Infradiciato dagli schizzi fimo e fotografo da ogni punto possibile, a volte in difficoltà sui sassi bagnati con le scarpe dalla placchetta metallica sulla suola, rapito dal rombo e dallo spettacolo.


Finalmente sazio di queste immagini torno al piazzale dove, nella massa di veicoli, ci sono tre giganteschi camion neri multi wheels drive allestiti a bus che portano i turisti chissà dove, nei monti popolati di Trolls, facendoli sentire dei veri avventurieri.




Scendendo lungo la strada vado a ispezionare un punto che mi pare buono per bivaccare, raggiungerlo è faticoso, devo spingere su uno sterrato fangoso e attraversare un tratto col muschio che mi arriva a metà polpaccio, bella presa di contatto con l'ambiente, ma purtroppo sono sempre in vista dalla strada come fossi in vetrina, con la tenda arancione, poi, non passo inosservato.
Torno verso il campeggio e nell'ultimo rettilineo scopro di dominare il terreno di Geysir da lontano, ultima sosta ad ammirare e filmare lo sbuffo.

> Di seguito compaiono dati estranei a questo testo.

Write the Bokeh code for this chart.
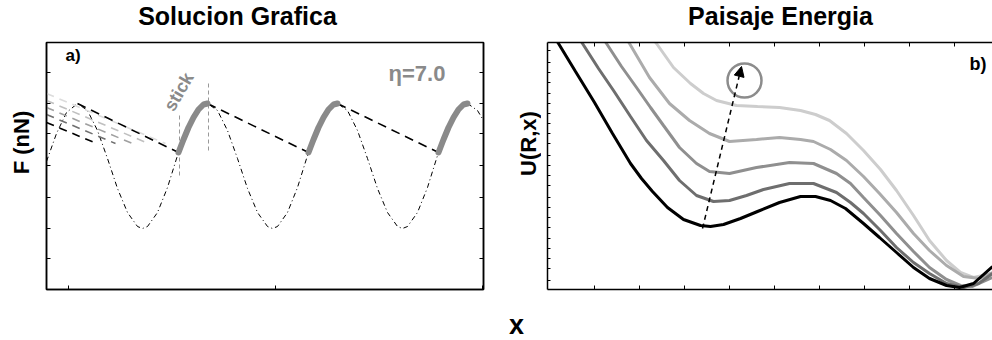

 Sosta al camping Skjol dove c'è bar con pizzeria e non resisto alla necessità di gratificarmi dopo tutta la pioggia e il freddo di oggi, la pizza è grande e buona, anche se diversa da quella italiana, ma cara come il fuoco, 22€. 
Dopo cena decido di fare subito la doccia prima di montare la tenda ed ho l'amara sorpresa di trovare l'acqua fredda, sono inviperito, vado al bar a farmi rendere i soldi della doccia, mi spiegano che se aspetto mezz'ora si riscalda, ma non ne voglio sapere, voglio sdraiarmi e dormire, così mi rimborsano senza battere ciglio.
Mentre scarico i bagagli ricomincia a piovere, fortunatamente dura poco e posso piazzare la tenda senza bagnarla, preparato tutto mi imbusto e crollo.